By now we’re catching on that each of these plugins are built on top of Blacklight. So just like Spotlight, and GeoBlacklight, ArcLight has its own niche. It’s specifically tailored to support the discovery and digital delivery of information in archives.
Each institution can have one or more repositories and each repository can have one or more collections. Like Indiana University’s Archive of African American Music and Culture. There are 3 collections in that repository, but this specific one is for Reclaiming the Right to Rock: Black Experiences in Rock Music Collection, 2008-2010.
Hyrax is its own full stack application that allows us to better manage the content that you have in your digital repository, If you’re familiar at all with Sufia or CurationConcerns then a lot of how Hyrax operates will be familiar to you because Hyrax “descended”, if you will, from these two systems. It’s primed to be used with Fedora, Solr, Blacklight, a relational database and Rails of course. One benefit of starting your application with Hyrax instead of starting your application with rails is that Hyrax has a rich and growing set of features built in that are especially useful for repository owners.
For instance: Hyrax provides account administrators with a user friendly dashboard. That gives us the ability to create and edit user profiles, configure workflows, generate work types and work type images, upload multiple files and folders, set user level control over metadata and more.
Another advantage to using Hyrax is that it’s supported and maintained by the Samvera community. Therefore, as time goes on you receive the benefits of the upgrades, bug fixes and new features that come with Hyrax instead of having to maintain these things separately. However, it may not be the best solution for every project.
Hyku is what’s known as a solution bundle. A repository app that’s been bundled in such a way to deliver functionality for a specific set of use cases. The use case for Hyku is multi tenancy. It’s built on top of Hyrax so it comes with all of the features of Hyrax, but being multi tenant means that there’s a single repository owner that can create multiple Hyrax instances for that repository. For example, the Pennsylvania Academic Library Consortium, Inc. and the Private Academic Library Network of Indiana came together to form Hyku Commons and share a single Hyku application. Here we see 4, but eventually dozens of libraries that are a part of the “super consortia” will have their own fully customizable tenant under Hyku Commons.
In addition to multi tenancy, we also get IIIF Image & Presentation API support, the Universal Viewer, and bulk import scripts.

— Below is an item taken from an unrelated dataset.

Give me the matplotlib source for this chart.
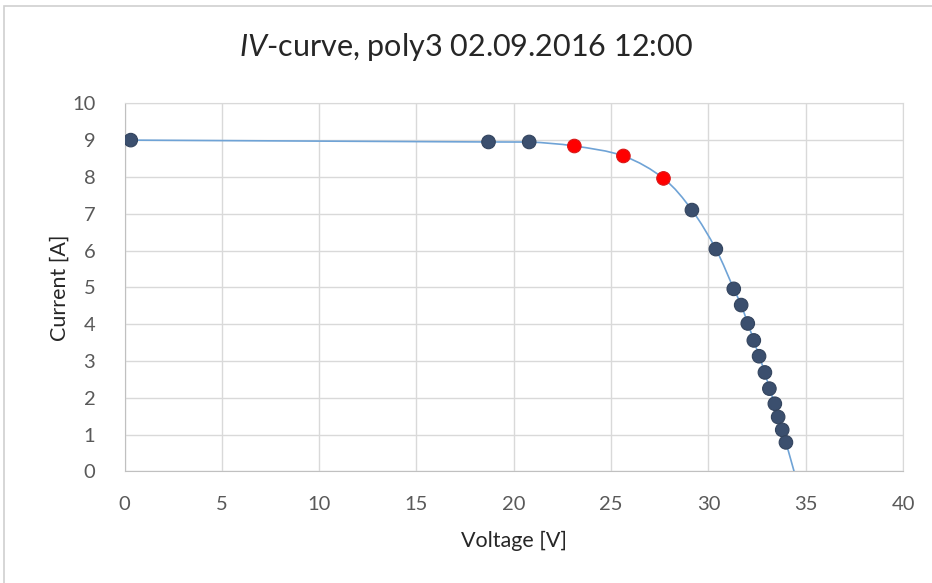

We also get greater customization options like adding fonts and custom CSS. While Hyrax alone is typically deployed locally and requires system administration and Rails development knowledge, Hyku is easier to deploy and maintain.
Hyku as a service is also something that vendors in the community provide. As a repository owner we wouldn’t need our own development team, but we would still get a lot of say in the development of the product. This may be especially useful for a library consortia. As of today there are two companies that provide Hyku as a service. Ubiquity Press provides Ubiquity Repositories and Notch8 provides Hyku Up,
Avalon is the second solution bundle provided by the Samvera community. Its use case is for managing and providing access to large collections of digital audio and video materials. While currently built on the Samvera core components, a future version will be built on Hyrax specifically, with this work resuming in early 2021. With version 7, released January 2020, came two new ways to explore and display collections, a new transcoding dashboard that provides administrators with a way to manage jobs directly within Avalon, a redesigned homepage, and easier configuration of featured collections that are displayed on that homepage.
In conclusion, we wanted to leave you with a visual image of the various technologies we just mentioned. We hope that you now have a better understanding of the pieces in the Samvera Tech Stack and how they all work together.